Chi non ha mai conosciuto la violenza, chi non ha mai provato cosa significa avere quelle mani pesanti e forti sopra la propria pelle, chi non ha mai subito una pressione anche solo psicologica non può capire quanto sia importante anche solo per un giorno riflettere su una piaga sociale che ancora oggi coinvolge tantissime donne nel nostro Paese. Anzi, nel mondo. Perché è proprio l’Organizzazione Mondiale della Sanità a rivelare come il 35% delle donne abbia subito violenza. Non basta un giorno per ripulire il pianeta da una macchia rossa che mortifica e umilia il genere umano.

Ma intanto ci obbliga ad una riflessione sull’importanza di una Giornata Mondiale contro la violenza sulle donne. Istituita ufficialmente dall’Assemblea Generale delle Nazioni Unite il 17 dicembre 1999. La scelta del giorno non è casuale. E ci riporta a quel 25 novembre del 1960, quando tre donne, le sorelle Mirabal, furono uccise nella Repubblica Dominicana per essersi opposte alla dittatura di Rafael Trujillo, presidente che aveva governato il paese centroamericano dal 1930 al 1961.

Oggi, la situazione è ancora drammatica. L’emergenza sanitaria che stiamo vivendo non ha fatto altro che peggiorarla e aggravarla. E tutti i dati, a partire da quelli certificati dall’Istat, lo dimostrano.

Basta dare uno sguardo veloce ai dati pubblicati di recente da ActionAid. Tra marzo e giugno 2020, le chiamate al numero antiviolenza sono aumentate del 119,6% rispetto allo stesso periodo del 2019, superando le 15mila. Numeri drammatici che ci fanno riflettere su quanto l’isolamento sociale e il lockdown della scorsa primavera abbiano alimentato, purtroppo, molestie, episodi di stalking e violenze nei confronti delle donne. Generando un aumento di maltrattamenti e atti persecutori soprattutto nei mesi successivi alla quarantena. A dimostrazione di come la pandemia non abbia solo colpito la salute fisica dei cittadini, ma anche quella mentale e psicologica.

Un contesto drammatico confermato anche dal Dossier Viminale presentato lo scorso agosto 2020. Dal 9 marzo al 3 giugno sono morte 44 donne in ambito familiare su 58 omicidi di tipo affettivo. In 89 giorni di lockdown è morta una donna ogni due giorni, vittima di un componente della sua famiglia. Sebbene i dati del dossier confermino che, nell’ultimo anno, in Italia, gli omicidi sono diminuiti, rimane alta la percentuale dei crimini commessi in ambito familiare: su un totale di 278 omicidi registrati tra agosto 2019 e luglio 2020, 149 sono familiari e 104 hanno avuto una donna come vittima.

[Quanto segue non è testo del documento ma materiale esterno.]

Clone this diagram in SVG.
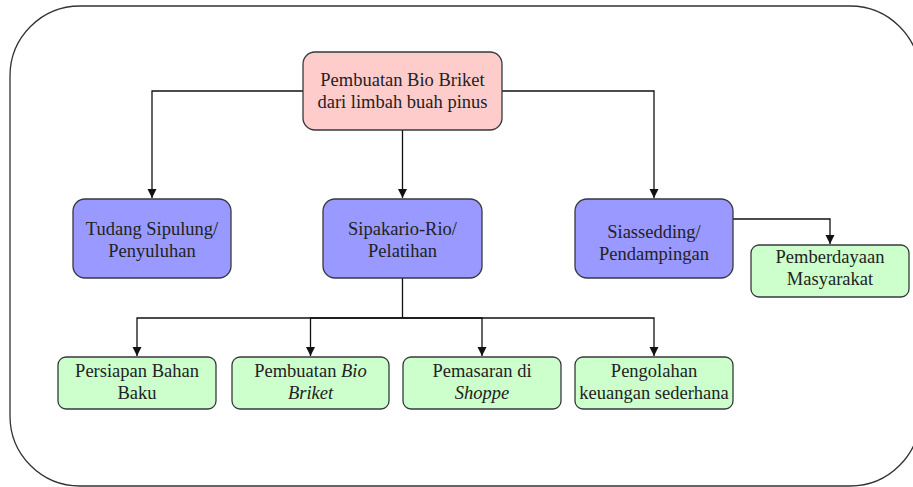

Eppure, sono ancora tantissime le donne che non denunciano. Forse per paura o per mancanza di sicurezze. E’ bene dirselo. Un Paese che ha intenzione di ripulirsi da questa piaga sociale non può far altro che prendersi cura della vita di queste donne. Difenderle. Accompagnarle in un percorso di rinascita verso una nuova vita. Da dove iniziare? Prima di tutto, non sottovalutiamo il prezioso contributo che i Centri Antiviolenza e le case rifugio possono offrire in questo. La ripartizione dei fondi è ancora molto indietro. La percentuale liquidata dalle Regioni è troppo bassa. Sarebbe bene accelerare questo processo e lavorare ancora. Perché le donne non devono essere lasciate da sole.